Just when the tribe was munching on Ian's haul, however, a shark, having followed the scent of dead clam, showed up just a few feet offshore. Ian and Gregg quickly stormed after it with spears in hand, but all Ian managed to cut was his foot somehow. On the other side of the shore, Ian's middle-aged tribal buddy, Tom, spotted a second shark, lunged into the ocean after it and brained it with a machete.
Ian's glorious clam grab was understandably downplayed at this point as the tribe marveled in awe at Tom's fierce survivalist prowess.
"You try to be a provider for the tribe, then somebody has to come along and one-up you," Ian said jokingly later. "I guess the next step is I gotta catch a humpback whale or something and bring it in."
At about the same time, Koror's Ulong rivals were busy congratulating each other for catching a single fish, an accomplishment that, while trivial in comparison to Koror's feats, was probably the team highlight for pitiable Ulong thus far on Survivor.
It was possibly this nourishment gap that accounted in part for Koror's impressive performance in both of the episode's challenges.
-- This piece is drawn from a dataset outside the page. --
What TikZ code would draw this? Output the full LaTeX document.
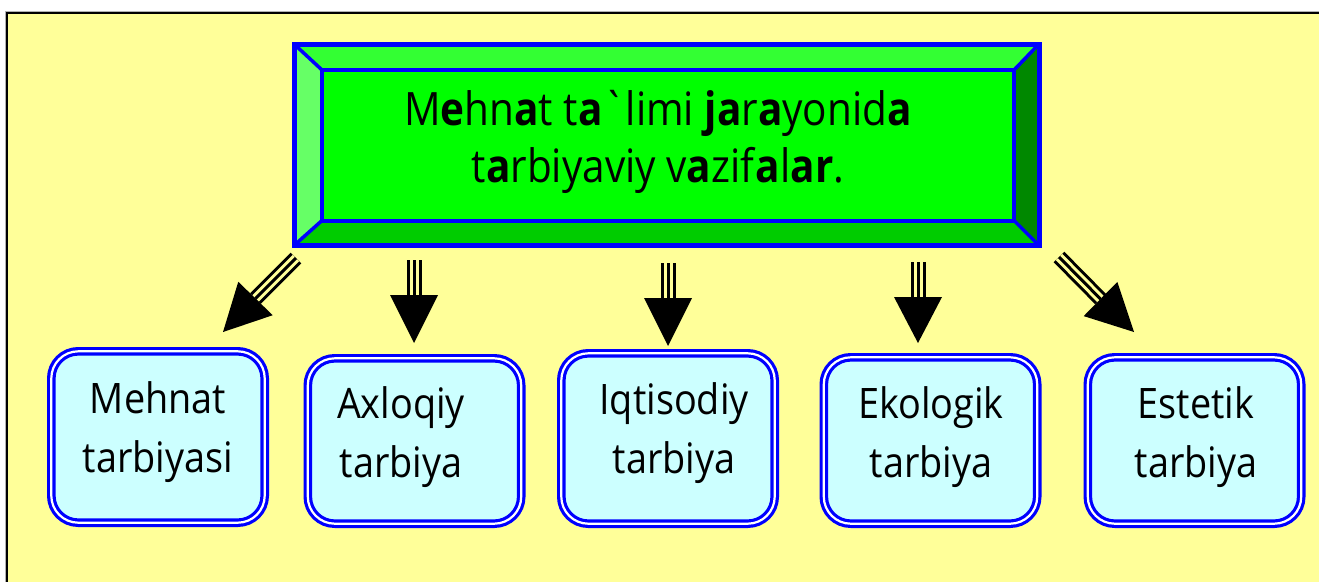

If the episode started with an air of Lord of the Flies, it climaxed with an air of Little Man Tate for the immunity challenge, which involved a floating, life-sized sliding block puzzle -- a mindbender at which Koror smoked the fatigued Ulong tribe.
Thus, after seven episodes, Ian's tribe is still eight members strong while Ulong, down to two people, is on the brink of oblivion.